In my mind’s eye, all I can see is that scene in A Christmas Story, when Ralph throws his buddy under the bus for teaching him the F-word. Ralphie’s mom calls the other mom, and she goes off, dropping everything to set upon her poor innocent son with a Grade A a**-whupping. (No time-outs for the Greatest Generation.)
So, OK, I don’t want to be that mom. And neither do I want to be the milquetoast mama who weakly wags a finger and makes him promise to behave next time. I want to find that sweet spot of a response that will tell him he’s in deep doo-doo while inspiring sincere amends.
But if it exists, I don’t know what it is. His dad took the lead on this on, since he took the call. They had a man-to-man talk behind a closed bedroom door. When they emerged, I gave him my best Concerned Look. Then we got in the car. It was my turn. I went for the tool I know best: I interviewed him. What happened? Why? Did you think you had another choice, or not?
Yes, he knew they weren’t supposed to play that game (did I mention I love his principal for being tuned in to what those kids are doing at recess?). One boy got a little rough with him. My son lost his temper and hit the kid back. In the face (cringe).

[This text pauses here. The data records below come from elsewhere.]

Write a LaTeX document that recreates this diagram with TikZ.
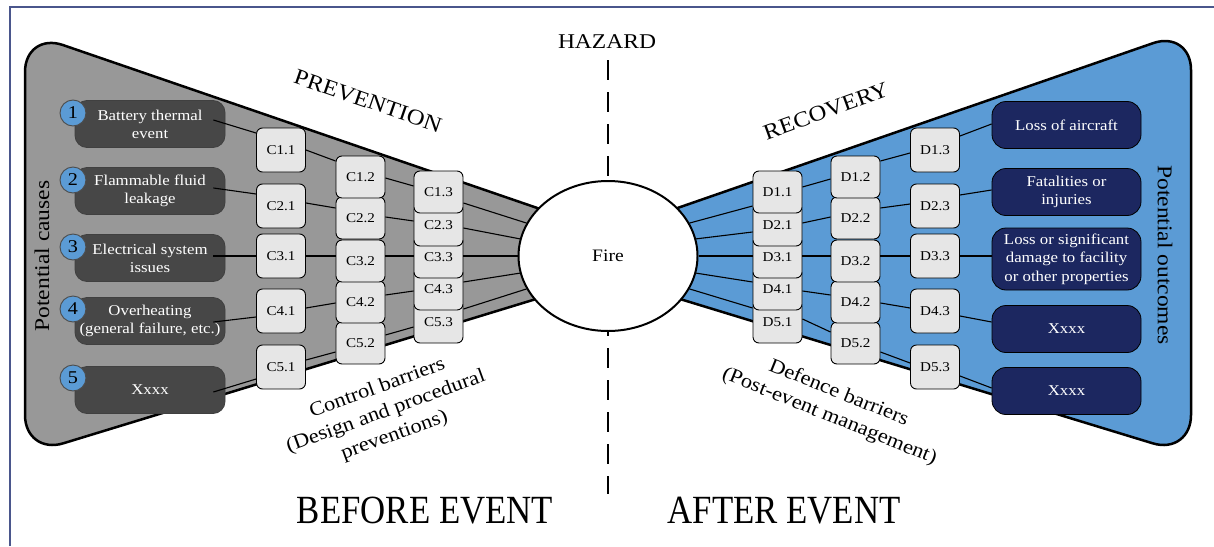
\documentclass[tikz,border=0pt]{standalone}
\usepackage{fontspec}
\setmainfont{Liberation Serif}[FakeStretch=1.12]
\newfontfamily\condfont{Liberation Serif}
\usepackage{graphicx}
\usetikzlibrary{shapes.geometric,calc}
\definecolor{shapegray}{HTML}{989898}
\definecolor{shapeblue}{HTML}{5B9BD5}
\definecolor{causefill}{HTML}{474747}
\definecolor{cfill}{HTML}{E6E6E6}
\definecolor{navy}{HTML}{1C2760}
\definecolor{circblue}{HTML}{5B9BD5}
\definecolor{framecol}{HTML}{4A568C}
\newcommand{\fsz}[2]{\fontsize{#1}{#2}\selectfont}
\begin{document}
\begin{tikzpicture}[x=1pt,y=-1pt,
  cbox/.style={draw=black, line width=0.9pt, fill=cfill, rounded corners=6pt, minimum width=49pt, minimum height=42pt, inner sep=0pt, font=\fsz{13.5}{15}},
  causebox/.style={draw=black!75, line width=0.8pt, fill=causefill, rounded corners=12pt, minimum width=150pt, minimum height=47pt, inner sep=1pt, text=white, align=center, font=\fsz{15}{18}},
  outbox/.style={draw=black, line width=0.8pt, fill=navy, rounded corners=14pt, minimum width=149pt, minimum height=47pt, inner sep=1pt, text=white, align=center, font=\fsz{15}{18.5}},
  numcirc/.style={circle, draw=black!70, line width=0.9pt, fill=circblue, minimum size=26pt, inner sep=0pt, font=\fsz{18}{18}},
  link/.style={line width=1.1pt, draw=black},
  wing/.style={draw=black, line width=2.5pt, rounded corners=40pt},
  title/.style={font=\fsz{21}{21}},
  annot/.style={font=\fsz{20}{25}, align=center}
]
\useasboundingbox (0,0) rectangle (1214,546);
% frame
\coordinate (fa) at (10,546);
\coordinate (fb) at (10,6.5);
\coordinate (fc) at (1214,6.5);
\draw[framecol, line width=2pt] (fa) -- (fb) -- (fc);

% wings
\path[wing, fill=shapegray] (25,250) -- (25,32) -- (677,256) -- (25,455) -- cycle;
\path[wing, fill=shapeblue] (1191,250) -- (1191,30) -- (539,256) -- (1191,455) -- cycle;

% hazard line
\coordinate (hz1) at (608,60);
\coordinate (hz2) at (608,494);
\draw[line width=1.6pt, dash pattern=on 20pt off 12pt] (hz1) -- (hz2);

% fire
\node[ellipse, draw=black, line width=2pt, fill=white, minimum width=179pt, minimum height=150pt, inner sep=0pt, font=\fsz{17.5}{17.5}] (fire) at (608,256) {Fire};

% causes
\node[causebox] (k1) at (150,124) {Battery thermal\\event};
\node[causebox] (k2) at (150,191) {Flammable fluid\\leakage};
\node[causebox] (k3) at (150,258) {Electrical system\\issues};
\node[causebox] (k4) at (150,321) {Overheating\\(general failure, etc.)};
\node[causebox] (k5) at (150,390) {Xxxx};
\node[numcirc] (n1) at (73,113) {1};
\node[numcirc] (n2) at (73,180) {2};
\node[numcirc] (n3) at (73,247) {3};
\node[numcirc] (n4) at (73,309) {4};
\node[numcirc] (n5) at (73,378) {5};

% outcomes
\node[outbox] (o1) at (1066.5,125) {Loss of aircraft};
\node[outbox] (o2) at (1066.5,192) {Fatalities or\\injuries};
\node[outbox, minimum height=62pt] (o3) at (1066.5,259) {Loss or significant\\damage to facility\\or other properties};
\node[outbox] (o4) at (1066.5,329) {Xxxx};
\node[outbox] (o5) at (1066.5,391) {Xxxx};

% C column 1
\node[cbox, minimum height=44pt] (C11) at (281,150) {C1.1};
\node[cbox, minimum height=44pt] (C21) at (281,206) {C2.1};
\node[cbox, minimum height=44pt] (C31) at (281,256) {C3.1};
\node[cbox, minimum height=44pt] (C41) at (281,311) {C4.1};
\node[cbox, minimum height=44pt] (C51) at (281,367) {C5.1};
% C column 2
\node[cbox] (C52) at (360.5,343) {C5.2};
\node[cbox] (C42) at (360.5,302) {C4.2};
\node[cbox] (C32) at (360.5,261) {C3.2};
\node[cbox] (C22) at (360.5,218) {C2.2};
\node[cbox] (C12) at (360.5,177) {C1.2};
% C column 3
\node[cbox] (C53) at (438.5,322) {C5.3};
\node[cbox] (C43) at (438.5,289) {C4.3};
\node[cbox] (C33) at (438.5,257) {C3.3};
\node[cbox] (C23) at (438.5,225) {C2.3};
\node[cbox] (C13) at (438.5,192) {C1.3};
% D column 1
\node[cbox] (D51) at (777.5,322) {D5.1};
\node[cbox] (D41) at (777.5,289) {D4.1};
\node[cbox] (D31) at (777.5,257) {D3.1};
\node[cbox] (D21) at (777.5,225) {D2.1};
\node[cbox] (D11) at (777.5,192) {D1.1};
% D column 2
\node[cbox] (D52) at (855.5,343) {D5.2};
\node[cbox] (D42) at (855.5,302) {D4.2};
\node[cbox] (D32) at (855.5,261) {D3.2};
\node[cbox] (D22) at (855.5,218) {D2.2};
\node[cbox] (D12) at (855.5,177) {D1.2};
% D column 3
\node[cbox, minimum height=44pt] (D13) at (935,150) {D1.3};
\node[cbox, minimum height=44pt] (D23) at (935,206) {D2.3};
\node[cbox, minimum height=44pt] (D33) at (935,256) {D3.3};
\node[cbox, minimum height=44pt] (D43) at (935,311) {D4.3};
\node[cbox, minimum height=44pt] (D53) at (935,367) {D5.3};

% links left
\draw[link] ($(k1.east)+(-12,-4)$) -- ($(C11.west)+(0,-17)$);
\draw[link] ($(k2.east)+(-12,-3)$) -- ($(C21.west)+(0,-12)$);
\draw[link] ($(k3.east |- fire)+(-12,0)$) -- (C31.west |- fire);
\draw[link] ($(k4.east)+(-12,1)$) -- ($(C41.west)+(0,6)$);
\draw[link] ($(k5.east)+(-12,2)$) -- ($(C51.west)+(0,12)$);

\draw[link] (C11.east) -- ($(C12.west)+(0,-16)$);
\draw[link] ($(C21.east)+(0,-3)$) -- ($(C22.west)+(0,-10)$);
\draw[link] (C31.east |- fire) -- (C32.west |- fire);
\draw[link] ($(C41.east)+(0,-3)$) -- ($(C42.west)+(0,1)$);
\draw[link] ($(C51.east)+(0,-7)$) -- ($(C52.west)+(0,9)$);

\draw[link] ($(C12.east)+(0,1)$) -- ($(C13.west)+(0,-6)$);
\draw[link] ($(C22.east)+(0,-1)$) -- ($(C23.west)+(0,-4)$);
\draw[link] (C32.east |- fire) -- (C33.west |- fire);
\draw[link] ($(C42.east)+(0,-7)$) -- ($(C43.west)+(0,2)$);
\draw[link] ($(C52.east)+(0,-8)$) -- ($(C53.west)+(0,5)$);

\draw[link] ($(C13.east)+(0,11)$) -- (fire.158);
\draw[link] ($(C23.east)+(0,3)$) -- (fire.169);
\draw[link] (C33.east |- fire) -- (fire.180);
\draw[link] ($(C43.east)+(0,-7)$) -- (fire.191);
\draw[link] ($(C53.east)+(0,-13)$) -- (fire.202);

% links right
\draw[link] (fire.22) -- ($(D11.west)+(0,14)$);
\draw[link] (fire.11) -- ($(D21.west)+(0,7)$);
\draw[link] (fire.0) -- (D31.west |- fire);
\draw[link] (fire.-11) -- ($(D41.west)+(0,-7)$);
\draw[link] (fire.-22) -- ($(D51.west)+(0,-14)$);

\draw[link] ($(D11.east)+(0,-5)$) -- ($(D12.west)+(0,2)$);
\draw[link] ($(D21.east)+(0,-2)$) -- ($(D22.west)+(0,-1)$);
\draw[link] (D31.east |- fire) -- (D32.west |- fire);
\draw[link] ($(D41.east)+(0,2)$) -- ($(D42.west)+(0,-7)$);
\draw[link] ($(D51.east)+(0,-3)$) -- ($(D52.west)+(0,-11)$);

\draw[link] ($(D12.east)+(0,-16)$) -- ($(D13.west)+(0,3)$);
\draw[link] ($(D22.east)+(0,-10)$) -- ($(D23.west)+(0,-2)$);
\draw[link] (D32.east |- fire) -- (D33.west |- fire);
\draw[link] ($(D42.east)+(0,1)$) -- ($(D43.west)+(0,-3)$);
\draw[link] ($(D52.east)+(0,9)$) -- ($(D53.west)+(0,-4)$);

\draw[link] ($(D13.east)+(0,-14)$) -- ($(o1.west)+(0,-1)$);
\draw[link] ($(D23.east)+(0,-11)$) -- ($(o2.west)+(0,-2)$);
\draw[link] (D33.east |- fire) -- (o3.west |- fire);
\draw[link] ($(D43.east)+(0,5)$) -- ($(o4.west)+(0,-7)$);
\draw[link] ($(D53.east)+(0,9)$) -- ($(o5.west)+(0,-3)$);

% labels
\node[font=\fsz{21}{21}] (hazard) at (607,42) {HAZARD};
\node[font=\fsz{22}{22}, rotate=-19] (prev) at (368,101) {PREVENTION};
\node[font=\fsz{22}{22}, rotate=20] (recov) at (826,111) {RECOVERY};
\node[title, rotate=90] (pcause) at (42,256) {Potential causes};
\node[title, rotate=-90] (pout) at (1165,255) {Potential outcomes};
\node[annot, rotate=20] (ctrl) at (386,412) {Control barriers\\(Design and procedural\\preventions)};
\node[annot, rotate=-22] (defn) at (834,405) {Defence barriers\\(Post-event management)};
\node[font=\condfont\fsz{40}{40}] (before) at (425,511) {\scalebox{0.87}[1]{BEFORE EVENT}};
\node[font=\condfont\fsz{40}{40}] (after) at (784,511) {\scalebox{0.87}[1]{AFTER EVENT}};
\end{tikzpicture}
\end{document}
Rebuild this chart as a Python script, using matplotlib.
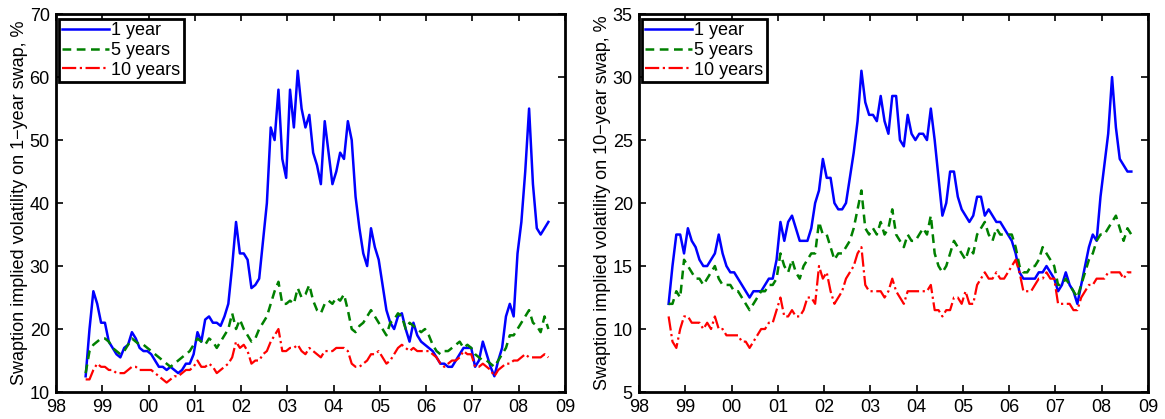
import numpy as np
import matplotlib
matplotlib.use('Agg')
import matplotlib.pyplot as plt

plt.rcParams['font.family'] = ['Liberation Sans', 'DejaVu Sans']

# monthly readings, Aug 1998 .. Aug 2008 (one row per calendar year)
swap1_1y = [12.5, 20, 26, 24, 21,
            21, 18, 17, 16, 15.5, 17, 17.5, 19.5, 18.5, 17, 16.5, 16.5,
            16, 15, 14, 14, 13.5, 14, 13.5, 13, 13.5, 14.5, 14.5, 16,
            19.5, 18, 21.5, 22, 21, 21, 20.5, 22, 24, 30, 37, 32,
            32, 31, 26.5, 27, 28, 34, 40, 52, 50, 58, 47, 44,
            58, 52, 61, 55, 52, 54, 48, 46, 43, 53, 48, 43,
            45, 48, 47, 53, 50, 41, 36, 32, 30, 36, 33, 31,
            27, 23, 21, 20, 22, 22.5, 20, 18, 21, 19, 18, 17.5,
            17, 16.5, 15.5, 14.5, 14.5, 14, 14, 15, 16, 17, 17, 17,
            14, 15, 18, 16, 14, 12.5, 15, 17, 22, 24, 22, 32,
            37, 45, 55, 43, 36, 35, 36, 37]
swap1_5y = [13, 16.5, 17.5, 18, 18.5,
            18.5, 18, 17, 16.5, 16, 16.5, 17.5, 18.5, 18, 17.5, 17.5, 17,
            16.5, 16, 15.5, 15, 14.5, 14, 14.5, 15, 15.5, 16, 16.5, 17.5,
            18.5, 18, 17.5, 18.5, 18, 17, 18, 19, 20, 22.5, 20, 21.5,
            20, 19, 18, 18.5, 20, 21, 22, 24, 26, 27.5, 24, 24,
            24.5, 24, 26.5, 25, 25.5, 27, 24.5, 23, 22.5, 24, 24.5, 24,
            25, 24.5, 25.5, 23, 20, 19.5, 20.5, 21, 22, 23, 22, 21,
            20, 19, 21, 21.5, 22.5, 22, 20, 21, 20.5, 20, 19.5, 20,
            19, 17.5, 16.5, 16, 16.5, 16.5, 17, 17.5, 18, 17, 17.5, 17,
            16, 15.5, 15, 15, 14.5, 14, 15, 16, 17, 19, 19, 20,
            21, 22, 23, 21, 20.5, 19.5, 22, 20]
swap1_10y = [12, 12, 13.5, 14.5, 14,
             14, 13.5, 13.5, 13, 13, 13, 13.5, 14, 14, 13.5, 13.5, 13.5,
             13.5, 13, 12.5, 12, 11.5, 12, 12.5, 12.5, 13, 13.5, 13.5, 14,
             15, 14, 14, 14.5, 14, 13, 13.5, 14, 14.5, 15.5, 18, 17,
             17.5, 16.5, 14.5, 15, 15, 16, 16.5, 18, 19, 20, 16.5, 16.5,
             17, 17, 17.5, 16.5, 16, 17, 16.5, 16, 15.5, 16.5, 16.5, 16.5,
             17, 17, 17, 16.5, 14.5, 14, 14, 14.5, 15, 16, 16, 16.5,
             15.5, 14.5, 15, 16, 17, 17.5, 17, 16.5, 17, 16.5, 16.5, 16.5,
             16.5, 16, 15.5, 14.5, 14, 14.5, 15, 15, 15.5, 16.5, 16, 16,
             14, 14, 14.5, 14, 13.5, 12.5, 13.5, 14, 14.5, 14.5, 15, 15,
             15.5, 16, 15.5, 15.5, 15.5, 15.5, 16, 15.5]

swap10_1y = [12, 15, 17.5, 17.5, 16,
             18, 17, 16.5, 15.5, 15, 15, 15.5, 16, 17.5, 16, 15, 14.5,
             14.5, 14, 13.5, 13, 12.5, 13, 13, 13, 13.5, 14, 14, 15.5,
             18.5, 17, 18.5, 19, 18, 17, 17, 17, 18, 20, 21, 23.5,
             22, 22, 20, 19.5, 19.5, 20, 22, 24, 26.5, 30.5, 28, 27,
             27, 26.5, 28.5, 26.5, 25.5, 28.5, 28.5, 25, 24.5, 27, 25.5, 25,
             25.5, 25.5, 25, 27.5, 25, 22, 19, 20, 22.5, 22.5, 20.5, 19.5,
             19, 18.5, 19, 20.5, 20.5, 19, 19.5, 19, 18.5, 18.5, 18, 17.5,
             17, 16, 14.5, 14, 14, 14, 14, 14.5, 14.5, 15, 14.5, 14,
             13, 13.5, 14.5, 13.5, 13, 12, 13.5, 15, 16.5, 17.5, 17, 20.5,
             23, 25.5, 30, 26, 23.5, 23, 22.5, 22.5]
swap10_5y = [12, 12, 13, 12.5, 15.5,
             15, 14.5, 14, 14, 13.5, 14, 14.5, 15, 14, 13.5, 13.5, 13.5,
             13, 13, 12.5, 12, 11.5, 12, 12.5, 13, 13, 13.5, 13.5, 14,
             16, 15, 14.5, 15.5, 14.5, 14, 15, 15.5, 16, 16, 18.5, 17.5,
             17.5, 16.5, 15.5, 16, 16, 16.5, 17, 18, 19.5, 21, 18, 17.5,
             18, 17.5, 18.5, 17.5, 18, 19.5, 17.5, 17, 16.5, 17.5, 17, 17,
             17.5, 18, 17.5, 19, 16, 15, 14.5, 15, 16, 17, 16.5, 16,
             15.5, 16.5, 16, 17.5, 18, 18.5, 17.5, 17, 18, 17.5, 17.5, 17.5,
             17.5, 16.5, 15, 14.5, 14.5, 15, 15, 15.5, 16.5, 16, 15.5, 15,
             13.5, 13.5, 14, 13.5, 13, 12.5, 13.5, 14.5, 15.5, 16, 17, 17.5,
             17.5, 18, 18.5, 19, 18, 17, 18, 17.5]
swap10_10y = [11, 9, 8.5, 10, 11,
              11, 10.5, 10.5, 10.5, 10, 10.5, 10, 11, 10, 10, 9.5, 9.5,
              9.5, 9.5, 9, 9, 8.5, 9, 9.5, 10, 10, 10.5, 10.5, 11.5,
              12.5, 11, 11, 11.5, 11, 11, 11.5, 12.5, 12.5, 12, 15, 14,
              14.5, 13, 12, 12.5, 13, 14, 14.5, 15, 16, 16.5, 13.5, 13,
              13, 13, 13, 12.5, 13, 14, 13, 12.5, 12, 13, 13, 13,
              13, 13, 13, 13.5, 11.5, 11.5, 11, 11.5, 11.5, 12.5, 12.5, 12,
              13, 12, 12, 13.5, 14, 14.5, 14, 14, 14.5, 14, 14, 14.5,
              15, 15.5, 14.5, 13, 13, 13, 13.5, 14, 14, 14.5, 14, 14,
              12, 12, 12, 12, 11.5, 11.5, 12.5, 13, 13.5, 13.5, 14, 14,
              14, 14.5, 14.5, 14.5, 14.5, 14, 14.5, 14.5]

labels = ['1 year', '5 years', '10 years']
year_ticks = list(range(1998, 2010))
year_labels = ['%02d' % (y % 100) for y in year_ticks]

t = 1998.64 + np.arange(len(swap1_1y)) / 12.0

fig = plt.figure(figsize=(11.65, 4.19), dpi=100)
ax1 = fig.add_axes([0.0481, 0.0644, 0.4369, 0.902])
ax2 = fig.add_axes([0.5485, 0.0644, 0.4369, 0.902])


def draw(ax, s1, s5, s10, ylim, ystep, ylabel):
    ax.plot(t, s1, '-', color=(0, 0, 1), lw=1.8, label=labels[0])
    ax.plot(t, s5, '--', color=(0, 0.5, 0), lw=1.8, dashes=(3.5, 2.2), label=labels[1])
    ax.plot(t, s10, '-.', color=(1, 0, 0), lw=1.6, label=labels[2])
    ax.set_xlim(1998, 2009)
    ax.set_ylim(*ylim)
    ax.set_xticks(year_ticks)
    ax.set_xticklabels(year_labels)
    ax.set_yticks(np.arange(ylim[0], ylim[1] + 0.1, ystep))
    ax.tick_params(direction='in', top=True, right=True, length=5, width=1.2,
                   labelsize=13)
    ax.tick_params(axis='x', pad=5)
    ax.tick_params(axis='y', pad=4.5)
    for sp in ax.spines.values():
        sp.set_linewidth(2)
    ax.set_ylabel(ylabel, fontsize=13, labelpad=1)
    leg = ax.legend(loc='upper left', bbox_to_anchor=(0.005, 0.988), borderaxespad=0,
                    fancybox=False, framealpha=1, edgecolor='black', fontsize=13,
                    handlelength=2.6, handletextpad=0.1, borderpad=0.2, labelspacing=0.15)
    leg.get_frame().set_linewidth(2)


draw(ax1, swap1_1y, swap1_5y, swap1_10y, (10, 70), 10,
     'Swaption implied volatility on 1\u2212year swap, %')
draw(ax2, swap10_1y, swap10_5y, swap10_10y, (5, 35), 5,
     'Swaption implied volatility on 10\u2212year swap, %')

fig.savefig('out.png', dpi=100)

He was angry. He lost control, he said. We had a talk about other choices he could make when that happens. Yeah, he said, you’re right, Mom. He couldn’t even look at me. I know my guy. His heart can fill a stadium. He isn’t aggressive, but when he feels backed into a corner his emotions take over. He lashes out, usually just by yelling.
I realized he was feeling just as powerless as I did in the moment I heard the gut-clenching words “principal’s office.” What do I do now? What happens when you don’t know? You could freeze, like I did. You could act out, like he did. I’d like it if we could both learn to think on our feet a little better.
That would be a first I could celebrate.